Hatırlanacağı üzere, dünyanın en zengin kişisi olarak tanınan Bill Gates, daha salgın başlar başlamaz geliştirilecek bir aşının yüzde 100 etkili olmasının beklenemeyeceği uyarısını yapmış, hemen ardından yüzde 70 etkili bir aşının salgını sınırlayabileceğini, aşının etkisinin yüzde 60'ın altında kalması durumunda ise sürü bağışıklığının kazanılmasının mümkün olmayacağını açıklamıştı. Gates'in beklentisi, yedi milyar insanı aşılamaya yetecek bir aşının üretilmesiydi ve bunun için yedi ilaç fabrikasına, başlatılan aşı çalışmalarında kullanmaları için milyarlarca dolarlık bir fon tahsis etmişti.

***

Milyarlarca insanın kullanacağı bir 'ürün' yaratmanın sağlayacağı kar, küresel ilaç şirketlerinin ve milyarder işadamlarının iştahını çoktan kabartmış bulunuyor. Daha aşı piyasaya çıkmadan satış anlaşmalarının yapılmaya başlanması bu iştahı daha da körüklüyor...

Örneğin Fransız aşı firması Valneva, gelecek yılın 2. yarısında piyasaya çıkması beklenen aşıdan 190 milyon dozun İngiltere'ye satılması için bir anlaşma sağlandığını bildirdi... Firmadan yapılan açıklamaya göre, 60 milyon dozluk ilk parti aşı karşılığında 470 milyon euro ödenecek... İngiltere hükümetinin istemesi halinde, 2022 yılı için 40 milyondan fazla doz, 2023-2025 yılları arasındaysa 30 ile 90 milyon arasında doz üretilecek.

Bu arada muhtemelen bazı emeklilik fonları da salgının en çok yaşlı nüfusu etkilemesi nedeniyle emekli maaşı almakta olanların sayısının ne kadar azalacağını ve bu sayede ne kadar paranın kasalarında kalacağını hesaplamaya başlamışlardır bile!

***

Salgın, ekonomi ve tıbbın yanı sıra siyaseti de yakından ilgilendirmeye devam ediyor...

Virüsü siyasete alet etme konusunda en ileri giden siyasetçi ABD Başkanı Trump...

Koronavirüse 'Çin virüsü' adını takmaya çalışan Trump, bunu başaramadı ve bir hayli zor durumda.

***

Sürü bağışıklığı kavramını kullanmasa da, bu yöntemi ülkesinde en fütursuz biçimde uygulayan Trump, ülkesinde salgın nedeniyle ölen 200 bine yakın insanın hesabını kendi uyguladığı politikalardan değil Çin'den soruyor... Trump, geçtiğimiz aylarda bu fikrine katılmayan Dünya Sağlık Örgütü (DSÖ) başkanını 'Çin taraftarı' olmakla suçlayarak örgütten ayrılma kararı aldı...

DSÖ ise üç gün önce bir açıklama yaparak, koronavirüs salgınının başından bu yana en yüksek günlük vaka sayısına ulaşıldığını, dünya genelinde bir günde 307 bin 930 yeni vakanın tespit edildiğini duyurdu.

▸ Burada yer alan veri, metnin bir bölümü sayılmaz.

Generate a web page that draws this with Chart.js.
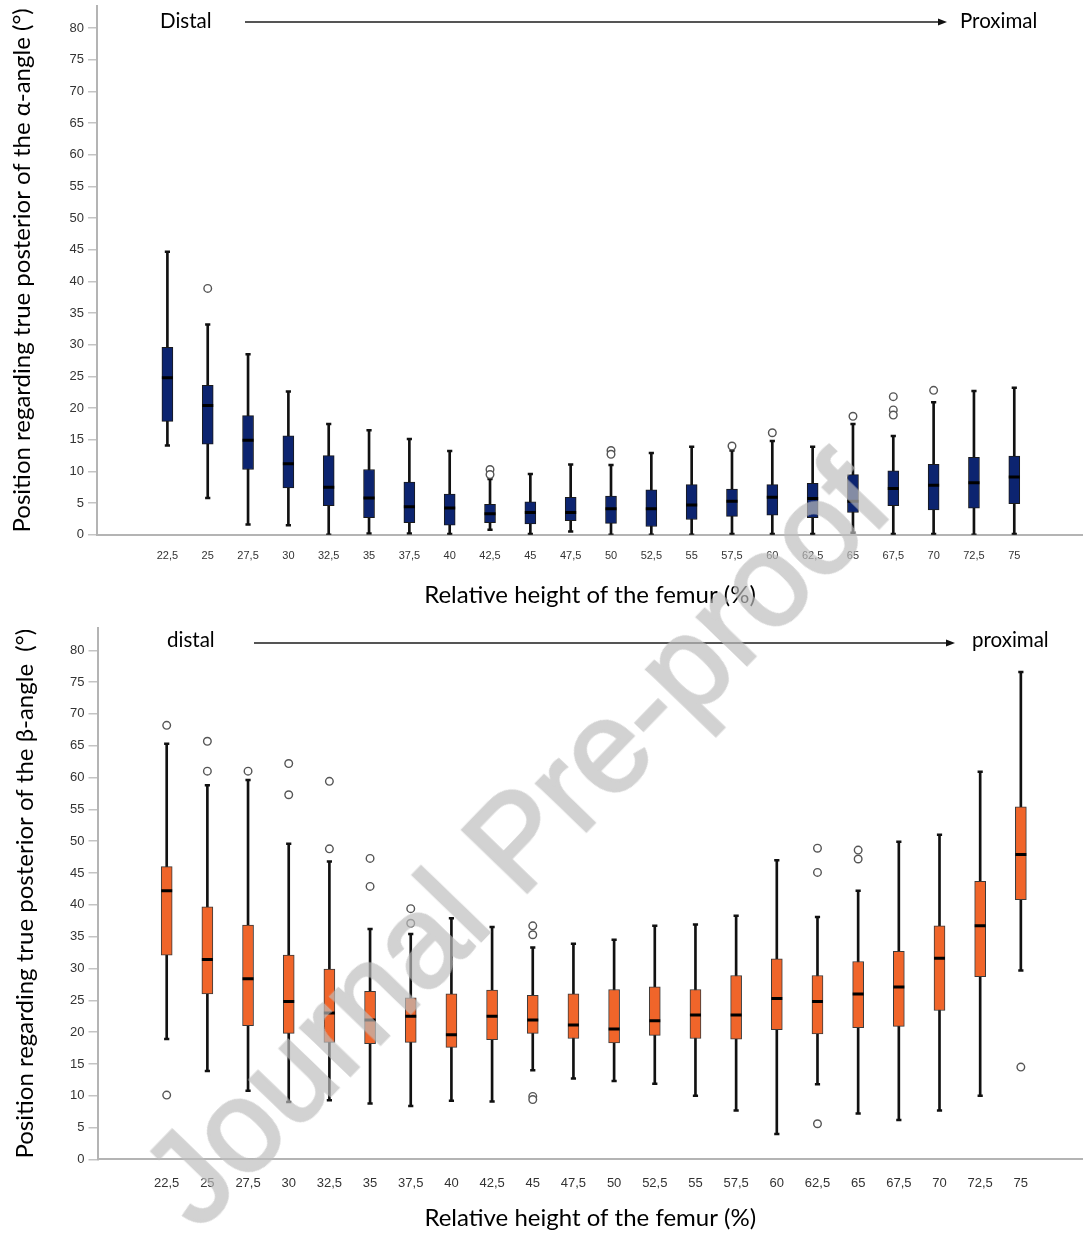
<!DOCTYPE html>
<html>
<head>
<meta charset="utf-8">
<script src="https://cdn.jsdelivr.net/npm/chart.js@4.4.1/dist/chart.umd.min.js"></script>
<style>
  html, body { margin: 0; padding: 0; background: #fff; }
  #wrap { position: relative; width: 1083px; height: 1235px; overflow: hidden; }
  canvas { position: absolute; left: 0; }
  #alphaChart { top: 0; }
  #betaChart { top: 612px; }
  .watermark {
    position: absolute; left: 515px; top: 840px;
    font: 130px 'Liberation Sans', Arial, sans-serif;
    color: #bdbdbd;
    -webkit-text-stroke: 3px #bdbdbd;
    opacity: 0.68;
    white-space: nowrap; pointer-events: none;
    transform: translate(-50%, -50%) rotate(-46deg);
  }
</style>
</head>
<body>
<div id="wrap">
  <canvas id="alphaChart" width="1083" height="612"></canvas>
  <canvas id="betaChart" width="1083" height="623"></canvas>
  <div class="watermark">Journal Pre-proof</div>
</div>
<script>
// relative height of the femur (%), one box per level
const heights = [22.5, 25, 27.5, 30, 32.5, 35, 37.5, 40, 42.5, 45, 47.5, 50, 52.5, 55, 57.5, 60, 62.5, 65, 67.5, 70, 72.5, 75];

// alpha-angle boxes (degrees)
const alphaLow    = [14.1, 5.8, 1.6, 1.5, 0, 0.2, 0.2, 0.1, 0.8, 0.1, 0.5, 0, 0, 0, 0.1, 0.1, 0.1, 0.3, 0.1, 0.1, 0, 0.1];
const alphaQ1     = [17.9, 14.3, 10.3, 7.4, 4.6, 2.7, 1.9, 1.5, 1.9, 1.7, 2.2, 1.8, 1.3, 2.4, 2.9, 3.1, 2.7, 3.5, 4.6, 3.9, 4.2, 4.9];
const alphaMedian = [24.8, 20.4, 14.9, 11.2, 7.5, 5.8, 4.4, 4.2, 3.3, 3.5, 3.5, 4.1, 4.1, 4.7, 5.3, 5.9, 5.7, 5.3, 7.3, 7.8, 8.2, 9.1];
const alphaQ3     = [29.6, 23.6, 18.8, 15.6, 12.5, 10.3, 8.3, 6.4, 4.8, 5.2, 5.9, 6.1, 7.1, 7.9, 7.2, 7.9, 8.1, 9.5, 10.1, 11.1, 12.2, 12.4];
const alphaHigh   = [44.7, 33.2, 28.5, 22.6, 17.5, 16.5, 15.1, 13.2, 8.8, 9.6, 11.1, 11.0, 12.9, 13.9, 13.3, 14.8, 13.9, 17.5, 15.6, 20.9, 22.7, 23.2];
const alphaOutlierX = [25, 42.5, 42.5, 50, 50, 57.5, 60, 65, 67.5, 67.5, 67.5, 70];
const alphaOutlierY = [38.9, 10.3, 9.5, 13.3, 12.7, 14.0, 16.1, 18.7, 21.8, 19.7, 18.9, 22.8];

// beta-angle boxes (degrees)
const betaLow    = [18.9, 13.9, 10.8, 9.0, 9.3, 8.8, 8.4, 9.2, 9.1, 14.0, 12.7, 12.3, 11.9, 10.0, 7.7, 4.0, 11.8, 7.2, 6.2, 7.7, 10.0, 29.7];
const betaQ1     = [32.1, 26.0, 21.0, 19.8, 18.4, 18.2, 18.4, 17.6, 18.8, 19.8, 19.0, 18.3, 19.5, 19.0, 18.9, 20.4, 19.7, 20.7, 20.9, 23.4, 28.7, 40.8];
const betaMedian = [42.2, 31.4, 28.4, 24.8, 23.0, 21.9, 22.5, 19.6, 22.5, 21.9, 21.1, 20.5, 21.8, 22.7, 22.7, 25.3, 24.8, 26.0, 27.1, 31.6, 36.7, 47.9];
const betaQ3     = [46.0, 39.7, 36.8, 32.1, 29.9, 26.4, 25.4, 26.0, 26.6, 25.8, 26.0, 26.7, 27.1, 26.7, 28.9, 31.5, 28.9, 31.1, 32.7, 36.7, 43.7, 55.4];
const betaHigh   = [65.3, 58.8, 59.6, 49.6, 46.8, 36.2, 35.4, 37.9, 36.5, 33.3, 33.9, 34.5, 36.7, 36.9, 38.3, 47.0, 38.1, 42.2, 49.9, 51.0, 60.9, 76.6];
const betaOutlierX = [22.5, 22.5, 25, 25, 27.5, 30, 30, 32.5, 32.5, 35, 35, 37.5, 37.5, 45, 45, 45, 45, 62.5, 62.5, 62.5, 65, 65, 75];
const betaOutlierY = [68.2, 10.1, 65.7, 61.0, 61.0, 62.2, 57.3, 59.4, 48.8, 47.3, 42.9, 39.4, 37.1, 36.7, 35.3, 9.9, 9.4, 48.9, 45.1, 5.6, 48.6, 47.2, 14.5];

const yTicksMax = 83.5;
const titleFont = { family: 'Lato', size: 24 };

// Draws the "distal -> proximal" arrow across the top of each plot
const directionPlugin = {
    id: 'direction',
    afterDraw(chart, args, opts) {
        const ctx = chart.ctx;
        ctx.save();
        ctx.font = '20.5px Lato';
        ctx.fillStyle = '#000';
        ctx.textBaseline = 'middle';
        ctx.textAlign = 'left';
        ctx.fillText(opts.left, opts.leftX, opts.textY);
        ctx.fillText(opts.right, opts.rightX, opts.textY);
        ctx.strokeStyle = '#555';
        ctx.lineWidth = 2;
        ctx.beginPath();
        ctx.moveTo(opts.x1, opts.lineY);
        ctx.lineTo(opts.x2 - 6, opts.lineY);
        ctx.stroke();
        ctx.fillStyle = '#111';
        ctx.beginPath();
        ctx.moveTo(opts.x2, opts.lineY);
        ctx.lineTo(opts.x2 - 9, opts.lineY - 3.5);
        ctx.lineTo(opts.x2 - 9, opts.lineY + 3.5);
        ctx.closePath();
        ctx.fill();
        ctx.restore();
    }
};

function buildBoxChart(canvasId, s) {
    const pts = (xs, ys) => xs.map((x, i) => ({ x: x, y: ys[i] }));
    const ctx = document.getElementById(canvasId).getContext('2d');

    return new Chart(ctx, {
        type: 'bar',
        data: {
            datasets: [
                {   // whiskers
                    data: heights.map((h, i) => ({ x: h, y: [s.low[i], s.high[i]] })),
                    backgroundColor: '#111',
                    borderWidth: 0,
                    barThickness: 2,
                    grouped: false,
                    order: 5
                },
                {   // boxes (q1..q3)
                    data: heights.map((h, i) => ({ x: h, y: [s.q1[i], s.q3[i]] })),
                    backgroundColor: s.boxColor,
                    borderColor: s.boxBorder,
                    borderWidth: 1,
                    borderSkipped: false,
                    barThickness: 11,
                    grouped: false,
                    order: 4
                },
                {   // whisker caps
                    type: 'scatter',
                    data: pts(heights, s.low).concat(pts(heights, s.high)),
                    pointStyle: 'line',
                    radius: 2.6,
                    borderWidth: 2.5,
                    borderColor: '#111',
                    order: 3
                },
                {   // medians
                    type: 'scatter',
                    data: pts(heights, s.median),
                    pointStyle: 'line',
                    radius: 5.5,
                    borderWidth: 3,
                    borderColor: '#000',
                    order: 2
                },
                {   // outliers
                    type: 'scatter',
                    data: pts(s.outX, s.outY),
                    pointStyle: 'circle',
                    radius: 3.8,
                    borderWidth: 1.4,
                    borderColor: '#555',
                    backgroundColor: '#fff',
                    order: 1
                }
            ]
        },
        options: {
            responsive: false,
            animation: false,
            events: [],
            layout: { autoPadding: false, padding: { top: s.padTop, left: 0, right: 0, bottom: 0 } },
            plugins: {
                legend: { display: false },
                tooltip: { enabled: false },
                direction: s.direction
            },
            scales: {
                x: {
                    type: 'linear',
                    min: s.xMin,
                    max: s.xMax,
                    offset: false,
                    grid: { display: false },
                    border: { color: '#b4b4b4', width: 2 },
                    afterBuildTicks: sc => { sc.ticks = heights.map(v => ({ value: v })); },
                    ticks: {
                        autoSkip: false,
                        maxRotation: 0,
                        padding: s.xTickPad,
                        color: '#333',
                        font: { family: 'Liberation Sans', size: s.xTickSize },
                        callback: v => String(v).replace('.', ',')
                    },
                    title: {
                        display: true,
                        text: 'Relative height of the femur (%)',
                        color: '#000',
                        font: titleFont,
                        padding: { top: 0, bottom: 2.6 }
                    },
                    afterFit: sc => { sc.height = s.xAxisHeight; sc.paddingLeft = 0; sc.paddingRight = 0; }
                },
                y: {
                    min: 0,
                    max: yTicksMax,
                    ticks: {
                        stepSize: 5,
                        includeBounds: false,
                        padding: 4,
                        color: '#333',
                        font: { family: 'Liberation Sans', size: 13 }
                    },
                    grid: { display: true, drawOnChartArea: false, drawTicks: true, tickLength: 9, color: '#c4c4c4', lineWidth: 1.5 },
                    border: { color: '#b4b4b4', width: 2 },
                    title: {
                        display: true,
                        text: s.yTitle,
                        color: '#000',
                        font: titleFont,
                        padding: { top: s.yTitlePad, bottom: 0 }
                    },
                    afterFit: sc => { sc.width = s.yAxisWidth; sc.paddingTop = 0; sc.paddingBottom = 0; }
                }
            }
        },
        plugins: [directionPlugin]
    });
}

buildBoxChart('alphaChart', {
    low: alphaLow, q1: alphaQ1, median: alphaMedian, q3: alphaQ3, high: alphaHigh,
    outX: alphaOutlierX, outY: alphaOutlierY,
    boxColor: '#0c2470', boxBorder: '#1a1a1a',
    xMin: 18.136, xMax: 79.26, padTop: 6,
    xAxisHeight: 77.3, xTickPad: 7, xTickSize: 11,
    yAxisWidth: 97, yTitlePad: 8,
    yTitle: 'Position regarding true posterior of the α-angle (°)',
    direction: { left: 'Distal', right: 'Proximal', leftX: 160, rightX: 960, textY: 21, x1: 245, x2: 947, lineY: 22 }
});

buildBoxChart('betaChart', {
    low: betaLow, q1: betaQ1, median: betaMedian, q3: betaQ3, high: betaHigh,
    outX: betaOutlierX, outY: betaOutlierY,
    boxColor: '#f0652a', boxBorder: '#3a3a3a',
    xMin: 18.247, xMax: 78.82, padTop: 16,
    xAxisHeight: 75.6, xTickPad: 8, xTickSize: 13,
    yAxisWidth: 97.5, yTitlePad: 11,
    yTitle: 'Position regarding true posterior of the β-angle  (°)',
    direction: { left: 'distal', right: 'proximal', leftX: 167, rightX: 972, textY: 28, x1: 254, x2: 955, lineY: 31 }
});
</script>
</body>
</html>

Vaka sayısının en yüksek olduğu ülkeler, Hindistan, ABD ve Brezilya... Dünya çapında enfekte olanların sayısı 28 milyonu aşmış durumda ve bunların yarısı ABD vatandaşı...

ABD Başkanı Trump, Kasım ayında yapılacak seçimlerden önce corona virüsü aşısının hazır olacağını ve tüm ABD vatandaşlarına ulaştırılacağını iddia ediyor.

DSÖ Avrupa Bölge Direktörü Hans Kluge ise bu konuya ilişkin açıklamasında, 'aşının salgını bitireceğine dair söylemlere yönelik, Aşının pandeminin sonu olacağını sürekli duyuyorum. Elbette hayır. Aşının tüm yaş gruplarına yardımcı olup olmayacağını bile bilmiyoruz. Şu an bir gruba yardım edeceğine ancak başka gruba yardım etmeyeceğine dair sinyaller alıyoruz' diyor.